After about 45 minutes he had to get on the road to make his next scheduled stop hours away. So he hopped into the Trans Sport to continue on his way.

Now I did mention that the car now had a 1 1/8″ front sway bar now.

Over the summer I finished the rebuild of the rear suspension. I had originally done the two lateral arms last year when I removed them and installed new bushings. I got stopped when I tried to remove the upper control arm as you can see in the picture. Not a great place for the muffler shop to stick a muffler brace back in 2004. So while I pondered how to remove it I ran across upgrade parts for the 65-68 Galaxie/Mercury. Stronger arms with little flex and polyurethane bushings so I splurged and bought them. So the lateral arms came back out and the new ones went in.

The driver’s side is extra hard because the access to the nut is shared with an emergency brake line. So I had to take an old spare 11/16″ open end wrench and grind it down to half the normal thickness to hold the nut in order to remove the bolt. The nut then falls into the space with no access except for using a magnet to pick up the nut, hold it in place, and push the bolt back in to intercept the nut for threading. Below you can see I tried getting the nut in place by using sticky stuff on the wrench to hold the nut but it fell off where it couldn’t be reached in the end. So cue the magnet although the first time I did this side I did manage with the open end wrench.

Now I knew I had to cut out the bolt that I couldn’t fully remove but how. My sawzall wasn’t a good option as the blade just bounced around on the hardened bolt. My 4″ angle grinder couldn’t reach the bolt because the snout hit the bracket. The only way was to remove the guard and insert a 6″ cut off wheel and to be very careful. Still could only get half way through before bumping up against the frame so that meant rotating the bolt and cut again.

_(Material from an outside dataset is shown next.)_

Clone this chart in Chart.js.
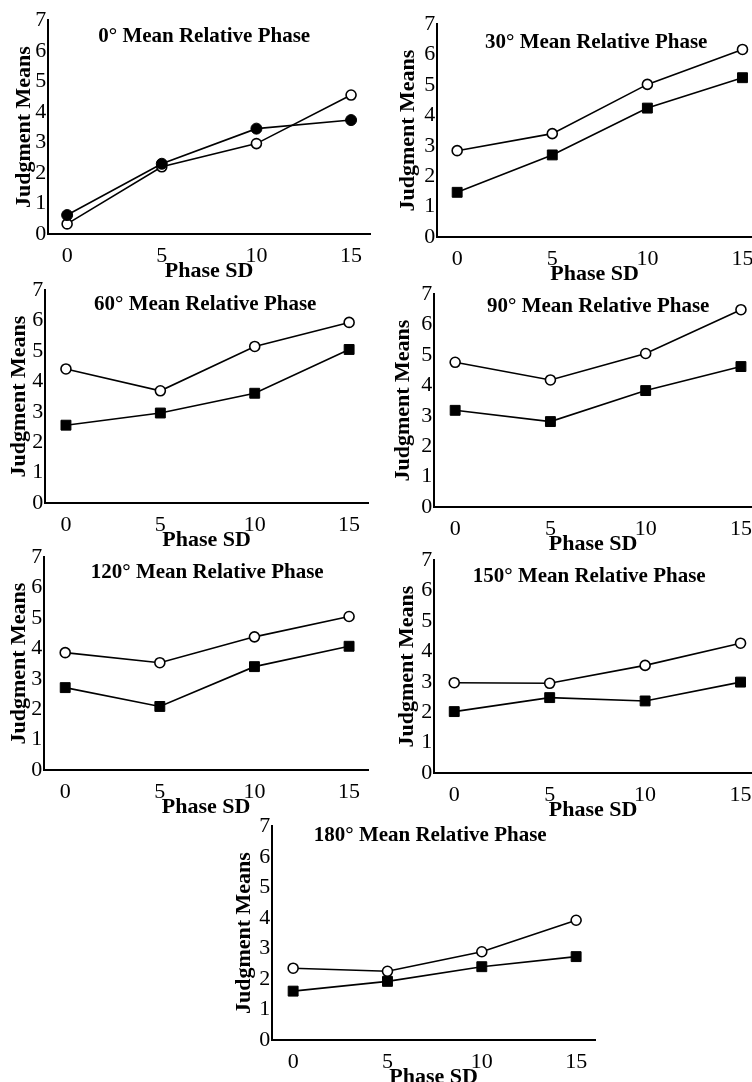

As one can see the bushings were pretty worn.

Last was the panyard arm. Getting it out was straight forward. However, the bolt assembly on one end needed to be removed and I quickly determined I needed something strong to hold one side of the assembly while I removed the nut on the other side. Since I am on the USS Hornet every Saturday I get to use the machine shop and the big vices down there. Once off and back home I can transfer that part to the new panyard arm. That bolt on the right side was really torqued down.

Now placed into the car. While working under here I also replaced the broken axle vent house.

With everything in it was time to drop the car to let the new arms settle in before torquing them down. Test ride would have to wait for another day and that was a week day where my son got off from school at 11:45 meaning no traffic on the freeway. The difference in ride is not apparently when driving straight down the highway but on a lane change or the big sweeping 180 degree exit it was apparent the car had much less lean. I could go through the trouble of adding a rear sway bar but why bother when I am not really going to be ever whipping this car around curves. It isn’t a muscle car, despite what some others like to say, it is a freeway cruiser. It does that very well as I found a wide open spot on the way home and my son said you are doing 100. It is that smooth and quiet that you really aren’t aware of how fast the car is moving. Compared to my 73 Polara where you can tell you are going that fast with all the rattle noise made by the typical Chrysler quality back then. Can’t speak for a 1967 New Yorker but the big Mercury is absolutely devoid of any noise from the suspension or car. This is a great car to drive.

Funny thing on picking up my son from school. The school is in Alamo and there is nothing in Alamo that is less than $1.5 million if not higher. So all the cars are either Teslas or some high end CUV and SUV. So I pull up in the 67 and all the eyes left focus on the car and then my son as he gets in. I felt a little bit like Uncle Buck. The car does have a very faint wiff of blue smoke, probably valve seals, so an engine rebuild is soon due with 153,000 miles. Now under cover just in time for the Big Rain.